Der Ring Des Nibelungen: Composition of The Music - Earliest Sketches

Earliest Sketches

It took Wagner just over four years to complete the text of his Ring cycle (1848–1852). The composition of the music, however, would occupy him, on and off, for almost a quarter of a century. In the summer of 1850 he actually began to compose music for the prologue of Siegfried's Tod (Siegfried's Death, as Götterdämmerung was originally called) before he had even conceived of the Ring cycle itself. This effort, however, was premature and Wagner abandoned the work near the beginning of the second scene, in which Siegfried takes his leave of Brünnhilde.

The following summer Wagner made another abortive attempt to compose music for his gradually emerging operatic cycle.
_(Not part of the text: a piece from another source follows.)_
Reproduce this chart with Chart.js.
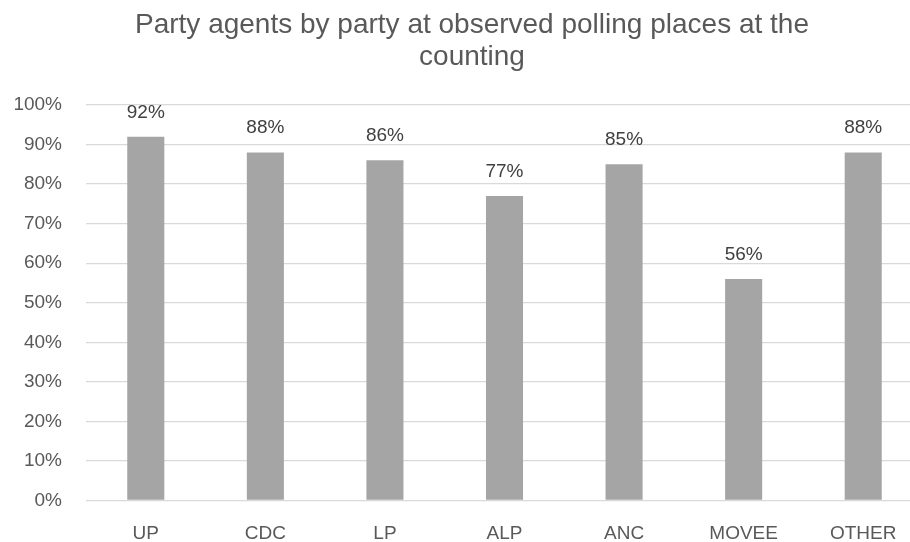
<!DOCTYPE html>
<html>
<head>
<meta charset="utf-8">
<script src="https://cdn.jsdelivr.net/npm/chart.js@4/dist/chart.umd.min.js"></script>
<style>
    html, body { margin: 0; padding: 0; background: #fff; overflow: hidden; }
    #wrap { width: 944px; height: 542px; }
</style>
</head>
<body>
<div id="wrap"><canvas id="agentChart" width="944" height="542"></canvas></div>
<script>
// Chart data
const titleLines = ['Party agents by party at observed polling places at the', 'counting'];
const parties = ['UP', 'CDC', 'LP', 'ALP', 'ANC', 'MOVEE', 'OTHER'];
const agentShare = [92, 88, 86, 77, 85, 56, 88];
const yTicks = [0, 10, 20, 30, 40, 50, 60, 70, 80, 90, 100];

const FONT = "'Liberation Sans', Arial, sans-serif";

// Two-line title centred over the original chart frame
const chartTitle = {
    id: 'chartTitle',
    afterDraw(chart) {
        const ctx = chart.ctx;
        ctx.save();
        ctx.font = '28px ' + FONT;
        ctx.fillStyle = '#595959';
        ctx.textAlign = 'center';
        ctx.textBaseline = 'alphabetic';
        titleLines.forEach((line, i) => {
            ctx.fillText(line, 472, 33 + i * 32);
        });
        ctx.restore();
    }
};

// Value labels above each bar
const valueLabels = {
    id: 'valueLabels',
    afterDatasetsDraw(chart) {
        const ctx = chart.ctx;
        const meta = chart.getDatasetMeta(0);
        ctx.save();
        ctx.font = '19px ' + FONT;
        ctx.fillStyle = '#404040';
        ctx.textAlign = 'center';
        ctx.textBaseline = 'alphabetic';
        meta.data.forEach((bar, i) => {
            ctx.fillText(agentShare[i] + '%', bar.x, bar.y - 19);
        });
        ctx.restore();
    }
};

function initAgentChart() {
    const ctx = document.getElementById('agentChart').getContext('2d');

    new Chart(ctx, {
        type: 'bar',
        data: {
            labels: parties,
            datasets: [{
                data: agentShare,
                backgroundColor: '#a5a5a5',
                borderWidth: 0,
                categoryPercentage: 1,
                barPercentage: 0.31
            }]
        },
        options: {
            responsive: false,
            animation: false,
            layout: {
                padding: { left: 0, right: 21, top: 105, bottom: 0 }
            },
            plugins: {
                legend: { display: false },
                tooltip: { enabled: false },
                title: { display: false }
            },
            scales: {
                y: {
                    min: 0,
                    max: 100,
                    afterFit(scale) { scale.width = 86; },
                    afterBuildTicks(scale) {
                        scale.ticks = yTicks.map(v => ({ value: v }));
                    },
                    ticks: {
                        color: '#595959',
                        font: { family: FONT, size: 19 },
                        padding: 24,
                        callback: v => v + '%'
                    },
                    grid: {
                        color: '#d9d9d9',
                        lineWidth: 1.3,
                        drawTicks: false
                    },
                    border: { display: false }
                },
                x: {
                    afterFit(scale) { scale.height = 41.5; },
                    ticks: {
                        color: '#595959',
                        font: { family: FONT, size: 19 },
                        padding: 22
                    },
                    grid: { display: false, drawTicks: false },
                    border: { display: false }
                }
            }
        },
        plugins: [valueLabels, chartTitle]
    });
}

document.addEventListener('DOMContentLoaded', initAgentChart);
</script>
</body>
</html>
Only a handful of sketches survive for Der junge Siegfried (The Young Siegfried, as Siegfried was originally called). Some of these were later drawn upon when Wagner came to compose Siegfried proper in 1856.

A few other sketches survive from these early years. On 23 July 1851 Wagner wrote down on a loose sheet of paper what was to become the best-known leitmotif in the entire cycle: the theme from the Ride of the Valkyries (Walkürenritt). Other early sketches for Die Walküre were made in the summer of 1852. There also exist three sets of isolated musical sketches for Das Rheingold which were composed between 15 September 1852 and November 1853. The first of these was entered into the verse draft of the text, the second into Wagner's copy of the 1853 printing of the text; the third was written on an undated sheet of music paper. All three were subsequently used by Wagner.

The idea for the prelude of Das Rheingold famously came to Wagner in a "vision" he had on 5 September 1853 as he lay in a semi-conscious state in an inn at La Spezia, Italy:

"After a night spent in fever and sleeplessness, I forced myself to take a long tramp the next day through the hilly country, which was covered with pine woods. It all looked dreary and desolate, and I could not think what I should do there. Returning in the afternoon, I stretched myself, dead tired, on a hard couch, awaiting the long-desired hour of sleep. It did not come; but I fell into a kind of somnolent state, in which I suddenly felt as though I were sinking in swiftly flowing water. The rushing sound formed itself in my brain into a musical sound, the chord of E flat; major, which continually re-echoed in broken forms; these broken chords seemed to be melodic passages of increasing motion, yet the pure triad of E flat; major never changed, but seemed by its continuance to impart infinite significance to the element in which I was sinking. I awoke in sudden terror from my doze, feeling as though the waves were rushing high above my head. I at once recognised that the orchestral overture to the Rheingold, which must long have lain latent within me, though it had been unable to find definite form, had at last been revealed to me." (Wagner, Mein Leben.)

However, it was not until 1 November 1853, at his lodgings in Zürich, that he finally sat down and began the first continuous musical draft of the tetralogy. Five and a half years had passed since he had completed his last opera, Lohengrin.